Wir sind sicher nicht die Ersten, die beeindruckt von den guten Deutschkenntnissen der angehenden Jubilarin sind. Sie erklärt es uns: Sie musste im damals von Deutschen beherrschten Mährisch-Schlesien, in Třinec nahe der polnischen Grenze, Deutsch in der Schule lernen. Auch hat ihr die Beschäftigung mit den in deutscher Sprache verfassten Reformationsschriften während des Theologiestudiums sehr geholfen.

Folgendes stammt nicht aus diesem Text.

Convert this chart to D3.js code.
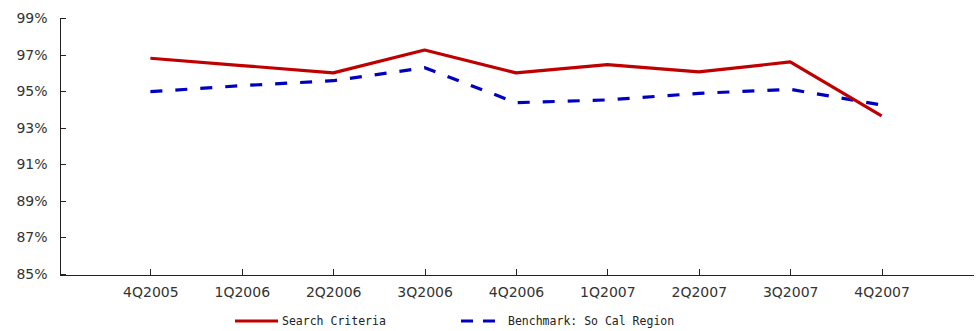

Ich glaube aber, dass ihr großes Sprachtalent eine wichtige Rolle gespielt hat. So profitierte auch die Gemeinde in Einsiedel davon. Frau Hreško übersetzte die Predigten ihres Mannes ins Deutsche, versah den Text mit Zeichen für die richtige Betonung und so konnte einmal im Monat der Gottesdienst in Deutsch abgehalten werden. Aber ihr Einsatz an der Seite ihres Mannes war noch sehr viel umfangreicher. Hatte er doch Einsiedel und sechs weitere Gemeinden zu betreuen.
Sie kümmert sich um den Posaunenchor, leitet den Kirchenchor und hält auch Gottesdienste, alles ehrenamtlich. Zudem muss sie sich ja auch noch um ihre drei Kinder kümmern. Übrigens hat sie später in Kaschau auch Gottesdienste in Deutsch gehalten, zur Freude vieler Gemeindemitglieder.
Auch heute hat sie sich noch nicht zur Ruhe gesetzt. Beiläufig erzählt sie, dass sie vor kurzem noch einen Gottesdienst gehalten hat. Sie zeigt uns das Ergebnis ihrer derzeitigen Hauptbeschäftigung: Sie näht aus von Gemeindemitgliedern gespendeten Stoffresten bunte Decken für Kinder in Afrika.
Am Ende des Gesprächs sagt sie: „Von Freunden verabschiede ich mich immer mit einem Gebet“. Sie findet bewegende Worte und bringt auch zum Ausdruck, dass sie allen verzeiht, die ihr Leid zugefügt haben. Wir sind tief beeindruckt. Am 19. Januar vollendet sie ihr 90. Lebensjahr. Wir wünschen ihr weiterhin Gottes Segen und gute Gesundheit!